Singapore, the region’s most advanced economy, is expected to continue last year’s strong growth momentum, while the Malaysian and Thai economies are also forecast to be on firm footing.

The Philippines is expected to remain buoyant, thanks to the billions of dollars in remittances by overseas Filipino workers, the analysts said at a forum organised by the Singapore-based Institute of Southeast Asian Studies (ISEAS) last week.

Song Seng Wun, a regional economist with CIMB-GK Research, expects Singapore’s economy to expand by seven per cent this year and about five per cent over the next two years ‘on the back of sustained regional and global growth.’ The 2006 forecast is well above the government’s growth target of three to five per cent for gross domestic product (GDP), the total value of all goods and services produced in the country.

Prime Minister Lee Hsien Loong said the city-state’s economy grew by a better-than-expected 5.7 per cent in 2005. “We are seeing more broad-based growth, especially within the services-producing sector,” Song said, “After seven years of decline, the construction sector should return to the black from 2006 onwards.”

He expects the Philippines to achieve 4.6 to 4.8 per cent GDP growth this year, buoyed by foreign worker remittances, which accounted for 11 per cent of GDP and 18 per cent of current account receipts in the first half of 2005. The country has about 10 million citizens working overseas.

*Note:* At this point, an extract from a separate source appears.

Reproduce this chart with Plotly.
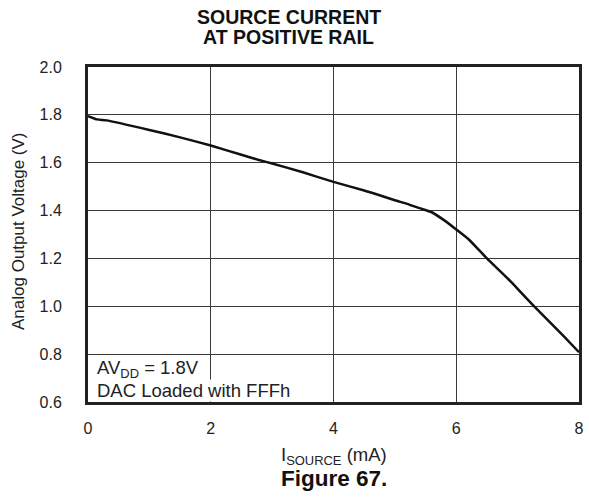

Malaysia’s economy should grow five to six per cent this year from an expected 5.3

per cent expansion in 2005 due to a recovery in external demand and sustained domestic demand, Song said.

In neighbouring Thailand, Supavud Saicheua, managing director of research group

Phatra Securities, forecast that country’s economy to grow by 4.5 per cent this year from a projected 4.3 per cent in 2005.

Vietnam’s rising economic star should also provide a bright spot for the the Association of Southeast Asian Nations (ASEAN), a 10-member regional bloc. Adam McCarty, the chief economist of Hanoi-based Mekong Economics, said Vietnam’s GDP is expected to have grown at a blistering 8.4 per cent in 2005 and will continue to expand above eight per cent this year.

“I don’t know if ‘tiger’ is the right label, but Vietnam certainly is a developing country on the path to catching up with the richer ASEAN countries,” he said, “In macro-economic trends, Vietnam is exceptionally stable even relative to other ASEAN countries.”

ASEAN’s biggest member, Indonesia, should grow by five to 5.7 per cent this year, according to the country’s central bank. While this may seem respectable, it is not enough to make a significant impact on reducing poverty and unemployment, Indonesian business executive Noke Kiroyan said.